19th/03/2025
King Faisal Hospital officially launches psychiatric treatment using the drug Ketamine, which is administered to patients with severe depression, high-level trauma, and others who have failed to respond to conventional treatments.
Since its inception in May 2024, the clinic has provided care to 23 patients, offering them new hope through this evidence-based treatment. Ketamine therapy is unique because it works differently from traditional antidepressants. While most medications take weeks to show results, ketamine can relieve symptoms within hours or days. It does this by stimulating new connections between brain cells, essentially “rewiring” areas of the brain that have been affected by long-term stress, trauma, or depression.
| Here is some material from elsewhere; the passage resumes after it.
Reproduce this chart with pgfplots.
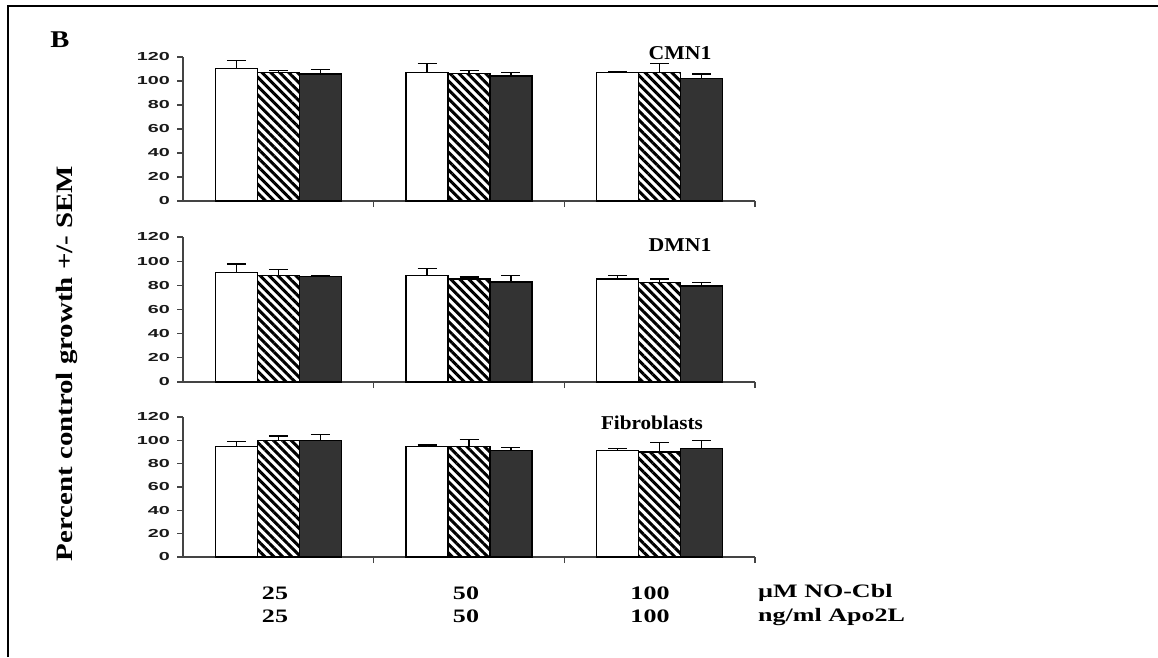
\documentclass[border=0pt]{standalone}
\usepackage{fontspec}
\setmainfont{Liberation Serif}
\newfontfamily\arialf{Liberation Sans}
\usepackage{pgfplots}
\pgfplotsset{compat=1.18}
\usetikzlibrary{patterns.meta}

\pgfplotstableread{
x y e
-0.22 110.6 6.4
0.78 107.2 7.2
1.78 107.2 0.6
}\cmnA
\pgfplotstableread{
x y e
0 107.2 1.4
1 106.4 2.2
2 107.2 7.2
}\cmnB
\pgfplotstableread{
x y e
0.22 105.8 3.6
1.22 104.2 2.7
2.22 102.2 3.6
}\cmnC

\pgfplotstableread{
x y e
-0.22 90.8 6.9
0.78 88.0 5.8
1.78 85.3 2.7
}\dmnA
\pgfplotstableread{
x y e
0 88.0 5.0
1 85.3 1.6
2 82.5 2.8
}\dmnB
\pgfplotstableread{
x y e
0.22 87.2 0.8
1.22 82.8 5.5
2.22 79.5 3.0
}\dmnC

\pgfplotstableread{
x y e
-0.22 94.8 4.1
0.78 94.8 1.2
1.78 91.2 1.7
}\fibA
\pgfplotstableread{
x y e
0 99.7 4.1
1 94.8 6.1
2 90.0 8.0
}\fibB
\pgfplotstableread{
x y e
0.22 99.7 5.2
1.22 91.2 2.8
2.22 93.1 6.9
}\fibC

\definecolor{darkbar}{HTML}{333333}
\definecolor{axisgray}{HTML}{444444}

\pgfplotsset{
  panel/.style={
    scale only axis, width=572pt,
    xmin=-0.5, xmax=2.5, ymin=0, ymax=120,
    ytick={0,20,...,120}, xtick={0.5,1.5,2.5}, xticklabels={},
    axis lines*=left, tick align=outside, major tick length=6pt,
    axis line style={line width=1.3pt, axisgray},
    tick style={line width=1.2pt, axisgray},
    yticklabel={\scalebox{1.7}[1]{\arialf\bfseries\pgfmathprintnumber[assume math mode=true]{\tick}}},
    yticklabel style={font=\arialf\bfseries\fontsize{11.6}{12}\selectfont, text=black!90, inner sep=1pt, xshift=-6pt},
    clip=false,
  },
  barcommon/.style={ybar, bar width=0.22, bar shift=0pt, draw=black, line width=1.3pt,
    error bars/y dir=plus, error bars/y explicit,
    error bars/error bar style={line width=1.3pt, draw=black, solid},
    error bars/error mark options={rotate=90, line width=1.3pt, mark size=9.5pt, draw=black, solid}},
  whitebar/.style={barcommon, fill=white},
  hatchbar/.style={barcommon, pattern={Lines[angle=-45, distance=6.3pt, line width=3pt]}, pattern color=black},
  blackbar/.style={barcommon, fill=darkbar},
}

\newcommand{\sx}[2]{\scalebox{#1}[1]{#2}}

\begin{document}
\begin{tikzpicture}
\useasboundingbox (0,0) rectangle (1158pt,657pt);
\draw[line width=2pt, black] (7.5pt,0pt) -- (7.5pt,651pt) -- (1158pt,651pt);

% Panel 1
\begin{axis}[panel, height=144pt, at={(183pt,456pt)}, anchor=south west]
\addplot[whitebar] table[x=x, y=y, y error=e] {\cmnA};
\addplot[hatchbar] table[x=x, y=y, y error=e] {\cmnB};
\addplot[blackbar] table[x=x, y=y, y error=e] {\cmnC};
\end{axis}

% Panel 2
\begin{axis}[panel, height=145pt, at={(183pt,275pt)}, anchor=south west]
\addplot[whitebar] table[x=x, y=y, y error=e] {\dmnA};
\addplot[hatchbar] table[x=x, y=y, y error=e] {\dmnB};
\addplot[blackbar] table[x=x, y=y, y error=e] {\dmnC};
\end{axis}

% Panel 3
\begin{axis}[panel, height=140pt, at={(183pt,100pt)}, anchor=south west]
\addplot[whitebar] table[x=x, y=y, y error=e] {\fibA};
\addplot[hatchbar] table[x=x, y=y, y error=e] {\fibB};
\addplot[blackbar] table[x=x, y=y, y error=e] {\fibC};
\end{axis}

\begin{scope}[every node/.style={font=\bfseries\fontsize{19.6}{20}\selectfont, inner sep=0pt}]
\node at (680pt,604pt) {\sx{1.11}{CMN1}};
\node at (680pt,412pt) {\sx{1.11}{DMN1}};
\node at (652pt,234pt) {\sx{1.08}{Fibroblasts}};
\end{scope}

\node[font=\bfseries\fontsize{24}{24}\selectfont, inner sep=0pt] at (60pt,617pt) {\sx{1.19}{B}};
\node[font=\bfseries\fontsize{23.5}{24}\selectfont, inner sep=0pt, rotate=90] at (67pt,293.5pt) {\sx{1.23}{Percent control growth +/- SEM}};

\begin{scope}[every node/.style={font=\bfseries\fontsize{19}{19}\selectfont, inner sep=0pt}]
\node at (275pt,64pt) {\sx{1.37}{25}};
\node at (466pt,64pt) {\sx{1.37}{50}};
\node at (650pt,64pt) {\sx{1.37}{100}};
\node[anchor=west] at (758pt,64pt) {\sx{1.37}{µM NO-Cbl}};
\node at (275pt,40.5pt) {\sx{1.37}{25}};
\node at (466pt,40.5pt) {\sx{1.37}{50}};
\node at (650pt,40.5pt) {\sx{1.37}{100}};
\node[anchor=west] at (758pt,40.5pt) {\sx{1.37}{ng/ml Apo2L}};
\end{scope}
\end{tikzpicture}
\end{document}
Ketamine also helps regulate glutamate, a key chemical that influences mood, emotions, and thought patterns, allowing patients to break free from the cycle of persistent distress.
Ketamine is commonly used to induce anesthesia and sedation, but medical experts have shown that it can be used in the treatment of mental illnesses, showing changes in the patient after a few hours, while it usually takes much longer.
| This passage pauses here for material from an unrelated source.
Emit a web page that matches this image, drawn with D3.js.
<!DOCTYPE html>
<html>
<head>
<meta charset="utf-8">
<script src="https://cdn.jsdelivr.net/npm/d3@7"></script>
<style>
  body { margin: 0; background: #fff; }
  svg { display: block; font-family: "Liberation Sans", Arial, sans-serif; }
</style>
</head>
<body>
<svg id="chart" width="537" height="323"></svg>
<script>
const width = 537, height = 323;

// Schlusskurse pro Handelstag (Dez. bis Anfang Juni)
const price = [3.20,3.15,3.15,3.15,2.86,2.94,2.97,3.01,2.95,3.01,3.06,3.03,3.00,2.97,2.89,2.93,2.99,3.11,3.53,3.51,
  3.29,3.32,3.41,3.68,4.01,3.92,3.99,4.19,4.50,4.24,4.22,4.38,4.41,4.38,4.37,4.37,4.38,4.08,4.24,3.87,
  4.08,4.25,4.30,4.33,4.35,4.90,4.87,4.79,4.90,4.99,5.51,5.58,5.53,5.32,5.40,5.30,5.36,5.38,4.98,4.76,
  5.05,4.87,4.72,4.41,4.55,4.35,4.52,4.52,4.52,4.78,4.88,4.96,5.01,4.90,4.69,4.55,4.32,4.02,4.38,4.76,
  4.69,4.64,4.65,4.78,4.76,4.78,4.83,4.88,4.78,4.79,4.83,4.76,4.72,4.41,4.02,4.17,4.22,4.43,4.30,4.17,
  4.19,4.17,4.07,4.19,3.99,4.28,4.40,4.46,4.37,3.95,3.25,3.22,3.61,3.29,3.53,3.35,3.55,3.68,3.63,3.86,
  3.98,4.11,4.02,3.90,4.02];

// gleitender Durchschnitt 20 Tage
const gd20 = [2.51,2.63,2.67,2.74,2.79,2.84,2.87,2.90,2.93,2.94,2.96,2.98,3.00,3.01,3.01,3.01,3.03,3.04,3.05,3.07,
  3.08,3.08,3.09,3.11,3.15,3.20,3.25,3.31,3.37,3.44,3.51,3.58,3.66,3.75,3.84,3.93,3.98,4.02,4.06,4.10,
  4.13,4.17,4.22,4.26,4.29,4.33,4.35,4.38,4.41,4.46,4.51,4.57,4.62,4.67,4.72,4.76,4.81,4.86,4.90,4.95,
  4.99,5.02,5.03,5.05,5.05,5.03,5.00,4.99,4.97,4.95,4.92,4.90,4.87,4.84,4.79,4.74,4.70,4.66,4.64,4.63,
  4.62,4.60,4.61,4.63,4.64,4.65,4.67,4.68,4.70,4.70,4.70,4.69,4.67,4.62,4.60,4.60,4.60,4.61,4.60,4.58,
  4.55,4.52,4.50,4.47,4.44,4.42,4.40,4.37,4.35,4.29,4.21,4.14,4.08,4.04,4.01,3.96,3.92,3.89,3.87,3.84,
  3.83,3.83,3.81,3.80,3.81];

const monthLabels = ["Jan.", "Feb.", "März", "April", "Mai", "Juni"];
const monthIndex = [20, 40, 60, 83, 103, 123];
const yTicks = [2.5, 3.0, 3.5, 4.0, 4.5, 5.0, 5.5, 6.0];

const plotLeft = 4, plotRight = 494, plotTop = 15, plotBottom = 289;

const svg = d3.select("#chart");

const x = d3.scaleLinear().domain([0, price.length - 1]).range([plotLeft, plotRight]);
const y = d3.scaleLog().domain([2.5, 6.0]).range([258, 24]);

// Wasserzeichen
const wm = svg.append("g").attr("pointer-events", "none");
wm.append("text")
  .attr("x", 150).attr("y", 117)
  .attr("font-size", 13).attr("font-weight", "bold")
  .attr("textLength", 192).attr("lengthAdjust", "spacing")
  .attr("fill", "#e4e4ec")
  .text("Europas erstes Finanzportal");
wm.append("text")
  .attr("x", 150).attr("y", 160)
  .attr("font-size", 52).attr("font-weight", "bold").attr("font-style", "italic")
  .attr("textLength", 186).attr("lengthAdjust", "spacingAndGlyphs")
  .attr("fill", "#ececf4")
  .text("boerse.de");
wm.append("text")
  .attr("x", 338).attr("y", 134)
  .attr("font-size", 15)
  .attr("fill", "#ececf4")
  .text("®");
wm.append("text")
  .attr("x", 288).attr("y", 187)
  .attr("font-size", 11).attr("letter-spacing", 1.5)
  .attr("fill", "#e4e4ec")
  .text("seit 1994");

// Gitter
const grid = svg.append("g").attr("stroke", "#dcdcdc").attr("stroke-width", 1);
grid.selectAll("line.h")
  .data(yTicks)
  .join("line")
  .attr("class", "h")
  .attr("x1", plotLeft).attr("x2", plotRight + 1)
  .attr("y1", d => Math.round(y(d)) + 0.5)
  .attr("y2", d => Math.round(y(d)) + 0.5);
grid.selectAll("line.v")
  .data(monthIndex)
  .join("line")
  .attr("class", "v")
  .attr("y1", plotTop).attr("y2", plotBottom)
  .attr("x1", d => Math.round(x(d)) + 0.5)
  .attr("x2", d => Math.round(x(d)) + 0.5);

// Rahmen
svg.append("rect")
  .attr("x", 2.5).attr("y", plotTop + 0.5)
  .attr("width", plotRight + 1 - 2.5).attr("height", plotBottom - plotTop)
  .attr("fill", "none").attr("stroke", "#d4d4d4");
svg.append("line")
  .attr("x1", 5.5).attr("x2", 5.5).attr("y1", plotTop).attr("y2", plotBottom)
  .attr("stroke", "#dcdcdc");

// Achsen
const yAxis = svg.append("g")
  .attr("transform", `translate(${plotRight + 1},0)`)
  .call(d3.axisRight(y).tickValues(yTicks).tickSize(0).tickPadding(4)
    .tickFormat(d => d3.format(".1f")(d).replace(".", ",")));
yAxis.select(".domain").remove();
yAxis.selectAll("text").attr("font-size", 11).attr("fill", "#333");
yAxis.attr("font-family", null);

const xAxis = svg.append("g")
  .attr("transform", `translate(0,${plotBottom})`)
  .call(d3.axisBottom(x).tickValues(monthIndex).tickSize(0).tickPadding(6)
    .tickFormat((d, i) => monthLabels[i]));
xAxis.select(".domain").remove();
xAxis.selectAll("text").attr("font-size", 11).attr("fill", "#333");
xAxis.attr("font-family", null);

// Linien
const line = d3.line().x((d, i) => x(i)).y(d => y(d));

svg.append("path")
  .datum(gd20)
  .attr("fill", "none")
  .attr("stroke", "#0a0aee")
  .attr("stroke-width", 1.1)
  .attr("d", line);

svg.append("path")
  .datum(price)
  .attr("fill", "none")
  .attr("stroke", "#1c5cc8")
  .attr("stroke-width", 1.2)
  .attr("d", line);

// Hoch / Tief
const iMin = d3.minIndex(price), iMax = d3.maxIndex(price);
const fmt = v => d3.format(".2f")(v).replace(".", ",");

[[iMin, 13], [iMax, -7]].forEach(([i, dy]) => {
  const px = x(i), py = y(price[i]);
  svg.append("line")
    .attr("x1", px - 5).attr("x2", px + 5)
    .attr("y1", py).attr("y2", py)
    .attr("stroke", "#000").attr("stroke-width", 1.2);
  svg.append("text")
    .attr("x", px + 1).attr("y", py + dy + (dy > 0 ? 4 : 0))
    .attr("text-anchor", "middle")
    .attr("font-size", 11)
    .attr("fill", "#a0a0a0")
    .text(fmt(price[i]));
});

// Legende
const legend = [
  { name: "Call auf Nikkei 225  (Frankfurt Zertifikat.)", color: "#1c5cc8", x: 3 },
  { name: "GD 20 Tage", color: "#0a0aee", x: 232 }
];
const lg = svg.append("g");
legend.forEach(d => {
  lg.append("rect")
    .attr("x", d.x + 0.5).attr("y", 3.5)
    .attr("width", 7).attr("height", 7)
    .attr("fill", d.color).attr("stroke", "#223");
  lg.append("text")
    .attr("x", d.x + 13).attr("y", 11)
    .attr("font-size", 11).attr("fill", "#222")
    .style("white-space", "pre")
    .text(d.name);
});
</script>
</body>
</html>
Through a partnership between King Faisal Hospital and the Kadima Neuropsychiatry Institute in San Diego, California, United States, psychiatrists and nurses have trained Faisal Hospital staff in the use of this treatment and will continue to provide supervision and treatment.
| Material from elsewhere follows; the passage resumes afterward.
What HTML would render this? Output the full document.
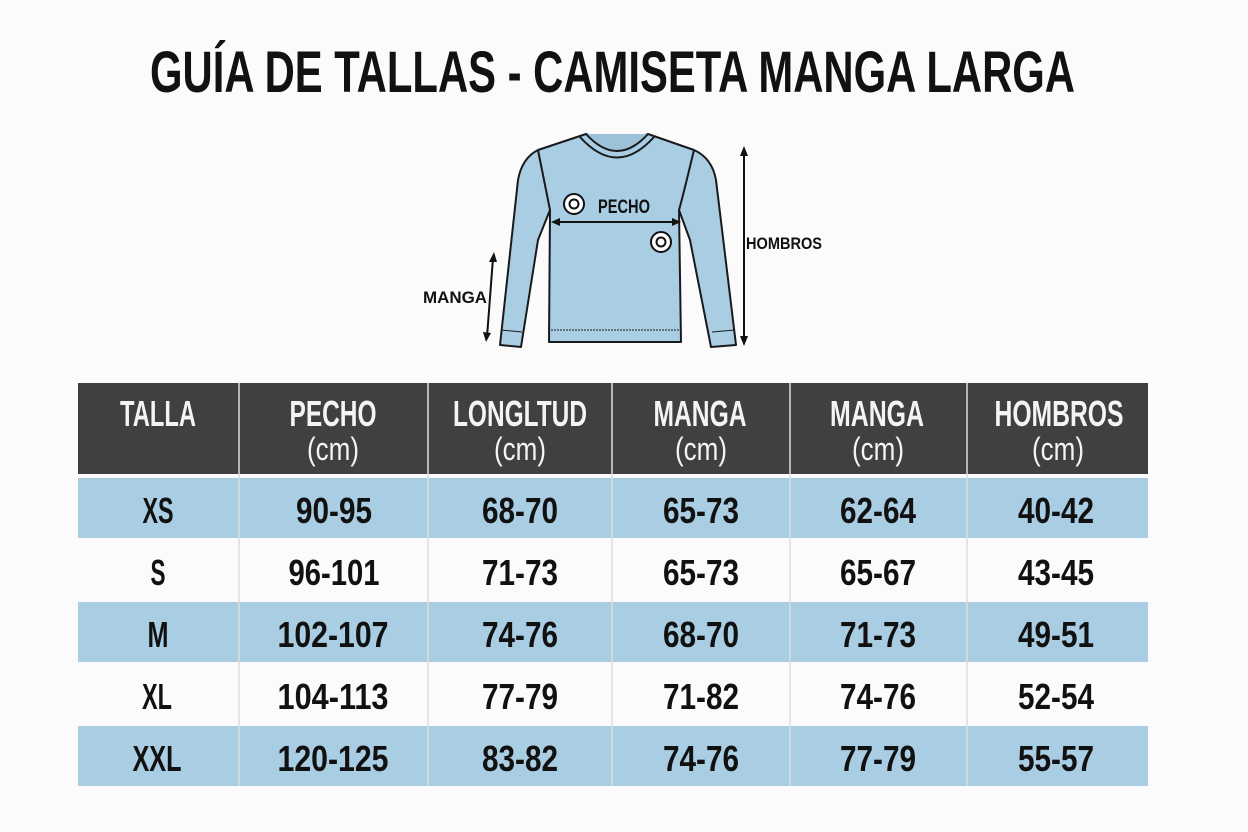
<!DOCTYPE html>
<html><head><meta charset="utf-8"><style>
html,body{margin:0;padding:0;background:#fbfbfb;}
svg{display:block}
text{font-family:"Liberation Sans Narrow","Liberation Sans",sans-serif;font-weight:bold;}
</style></head><body>
<svg width="1248" height="832" viewBox="0 0 1248 832" xmlns="http://www.w3.org/2000/svg">
<rect width="1248" height="832" fill="#fbfbfb"/>
<text x="150" y="92" font-size="58" textLength="925" lengthAdjust="spacingAndGlyphs" fill="#111">GUÍA DE TALLAS - CAMISETA MANGA LARGA</text>
<!-- shirt -->
<g stroke="#1a1a1a" stroke-width="2" fill="#a9cde3" stroke-linejoin="round">
<path d="M586 134 L538 150 Q522 158 518 180 L500 345 L521 347 L538 240 L550 210 L549 342 L681 342 L679 210 L690 240 L711 347 L736 345 L716 180 Q712 158 694 150 L648 134 Q617 146 586 134 Z"/>
<path d="M586 134 Q617 168 648 134" fill="#9cc2da"/>
<path d="M580 137 Q617 178 654 137" fill="none"/>
<path d="M538 150 Q548 200 550 210" fill="none"/>
<path d="M694 150 Q682 200 679 210" fill="none"/>
<path d="M501 330 L522 332 M712 332 L735 330" fill="none" stroke-width="1"/>
<path d="M551 330 L679 330" fill="none" stroke-width="1" stroke-dasharray="2 1"/>
</g>
<g stroke="#111" stroke-width="2" fill="#111">
<line x1="556" y1="222" x2="676" y2="222"/>
<path d="M551 222 L560 218 L560 226Z M681 222 L672 218 L672 226Z" stroke="none"/>
<line x1="744" y1="152" x2="744" y2="340"/>
<path d="M744 146 L740 156 L748 156Z M744 346 L740 336 L748 336Z" stroke="none"/>
<line x1="493" y1="258" x2="487" y2="337"/>
<path d="M494 252 L489 262 L497 262Z M486 342 L483 332 L491 333Z" stroke="none"/>
</g>
<g fill="#fff" stroke="#111" stroke-width="2">
<circle cx="574" cy="204" r="10"/><circle cx="574" cy="204" r="4.5"/>
<circle cx="661" cy="242" r="10"/><circle cx="661" cy="242" r="4.5"/>
</g>
<text x="598" y="213" font-size="19" textLength="52" lengthAdjust="spacingAndGlyphs" fill="#111">PECHO</text>
<text x="746" y="249" font-size="17" textLength="76" lengthAdjust="spacingAndGlyphs" fill="#111">HOMBROS</text>
<text x="423" y="303" font-size="17" textLength="64" lengthAdjust="spacingAndGlyphs" fill="#111">MANGA</text>
<!-- table -->
<rect x="78" y="383" width="1070" height="91" fill="#404040"/>
<g fill="#a9cde3">
<rect x="78" y="478" width="1070" height="60"/>
<rect x="78" y="602" width="1070" height="60"/>
<rect x="78" y="726" width="1070" height="60"/>
</g>
<g stroke="#ddd" stroke-width="1.5">
<line x1="239" y1="383" x2="239" y2="786"/><line x1="428" y1="383" x2="428" y2="786"/>
<line x1="612" y1="383" x2="612" y2="786"/><line x1="790" y1="383" x2="790" y2="786"/>
<line x1="967" y1="383" x2="967" y2="786"/>
</g>
<g fill="#f4f4f4" font-size="36" text-anchor="middle" lengthAdjust="spacingAndGlyphs">
<text x="158" y="426" textLength="76" lengthAdjust="spacingAndGlyphs">TALLA</text>
<text x="333" y="426" textLength="87" lengthAdjust="spacingAndGlyphs">PECHO</text>
<text x="520" y="426" textLength="134" lengthAdjust="spacingAndGlyphs">LONGLTUD</text>
<text x="700" y="426" textLength="93" lengthAdjust="spacingAndGlyphs">MANGA</text>
<text x="877" y="426" textLength="94" lengthAdjust="spacingAndGlyphs">MANGA</text>
<text x="1059" y="426" textLength="129" lengthAdjust="spacingAndGlyphs">HOMBROS</text>
</g>
<g fill="#f4f4f4" font-size="32" text-anchor="middle" font-weight="normal">
<text x="333" y="460" textLength="52" lengthAdjust="spacingAndGlyphs" style="font-weight:normal">(cm)</text>
<text x="520" y="460" textLength="52" lengthAdjust="spacingAndGlyphs" style="font-weight:normal">(cm)</text>
<text x="701" y="460" textLength="52" lengthAdjust="spacingAndGlyphs" style="font-weight:normal">(cm)</text>
<text x="878" y="460" textLength="52" lengthAdjust="spacingAndGlyphs" style="font-weight:normal">(cm)</text>
<text x="1058" y="460" textLength="52" lengthAdjust="spacingAndGlyphs" style="font-weight:normal">(cm)</text>
</g>
<g fill="#111" font-size="36" text-anchor="middle">
<text x="158" y="523" textLength="31" lengthAdjust="spacingAndGlyphs">XS</text><text x="334" y="523" textLength="76" lengthAdjust="spacingAndGlyphs">90-95</text><text x="520" y="523" textLength="76" lengthAdjust="spacingAndGlyphs">68-70</text><text x="701" y="523" textLength="76" lengthAdjust="spacingAndGlyphs">65-73</text><text x="878" y="523" textLength="76" lengthAdjust="spacingAndGlyphs">62-64</text><text x="1056" y="523" textLength="76" lengthAdjust="spacingAndGlyphs">40-42</text>
<text x="158" y="585" textLength="15" lengthAdjust="spacingAndGlyphs">S</text><text x="334" y="585" textLength="91" lengthAdjust="spacingAndGlyphs">96-101</text><text x="520" y="585" textLength="76" lengthAdjust="spacingAndGlyphs">71-73</text><text x="701" y="585" textLength="76" lengthAdjust="spacingAndGlyphs">65-73</text><text x="878" y="585" textLength="76" lengthAdjust="spacingAndGlyphs">65-67</text><text x="1056" y="585" textLength="76" lengthAdjust="spacingAndGlyphs">43-45</text>
<text x="158" y="647" textLength="21" lengthAdjust="spacingAndGlyphs">M</text><text x="333" y="647" textLength="111" lengthAdjust="spacingAndGlyphs">102-107</text><text x="520" y="647" textLength="76" lengthAdjust="spacingAndGlyphs">74-76</text><text x="701" y="647" textLength="76" lengthAdjust="spacingAndGlyphs">68-70</text><text x="878" y="647" textLength="76" lengthAdjust="spacingAndGlyphs">71-73</text><text x="1056" y="647" textLength="76" lengthAdjust="spacingAndGlyphs">49-51</text>
<text x="157" y="709" textLength="30" lengthAdjust="spacingAndGlyphs">XL</text><text x="333" y="709" textLength="111" lengthAdjust="spacingAndGlyphs">104-113</text><text x="520" y="709" textLength="76" lengthAdjust="spacingAndGlyphs">77-79</text><text x="701" y="709" textLength="76" lengthAdjust="spacingAndGlyphs">71-82</text><text x="878" y="709" textLength="76" lengthAdjust="spacingAndGlyphs">74-76</text><text x="1056" y="709" textLength="76" lengthAdjust="spacingAndGlyphs">52-54</text>
<text x="157" y="771" textLength="49" lengthAdjust="spacingAndGlyphs">XXL</text><text x="333" y="771" textLength="111" lengthAdjust="spacingAndGlyphs">120-125</text><text x="520" y="771" textLength="76" lengthAdjust="spacingAndGlyphs">83-82</text><text x="701" y="771" textLength="76" lengthAdjust="spacingAndGlyphs">74-76</text><text x="878" y="771" textLength="76" lengthAdjust="spacingAndGlyphs">77-79</text><text x="1056" y="771" textLength="76" lengthAdjust="spacingAndGlyphs">55-57</text>
</g>
</svg>
</body></html>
The state minister in the Ministry of Health, Dr. Yvan Butera, said that this treatment will complement the existing one but has the speciality of treating those who have not had other medicines that could help them recover.
He said, “Due to the history we have gone through, there are a number of Rwandans who still suffer from extreme sadness and depression, or even normal life, but the medicines that were already available did not help them. This is a new treatment in Rwanda and in the world in general. We took it at the beginning to help Rwandans who need this treatment to get it and we hope that it will yield tangible results.”
Dr. Yvan Butera urged those facing mental health issues to come forward and talk about their problems and to access these services to treat these illnesses because hiding them makes them worse and can even lead to illness or death.
The Chief Medical Officer at King Faisal Hospital, Dr. Sendegeya Augustin, said that some patients were given conventional medications to treat mental illnesses but they did not feel better, and then they were thinking about finding new ways to help them.
He said, “It is a treatment for mental illnesses, you know that people have very different problems such as severe depression, and you find that someone has thoughts of suicide, we give them medications but they do not heal.”
He continued, “We came to know that there is a drug that is used to induce paralysis and put patients to sleep, but when used in small doses it can help those patients with serious problems that have not been cured by conventional medications, we came to find that the Ketamine drug helps, so that is when we decided to start using it.”
So far, since this program began in May 2024, it has helped 23 patients, and the evaluation conducted by these hospitals has shown that they are gradually showing hope for a good recovery.
Statistics from the RBC, for 2022/2023, showed that throughout the country at that time, about 3305 people were diagnosed with mental health problems every month.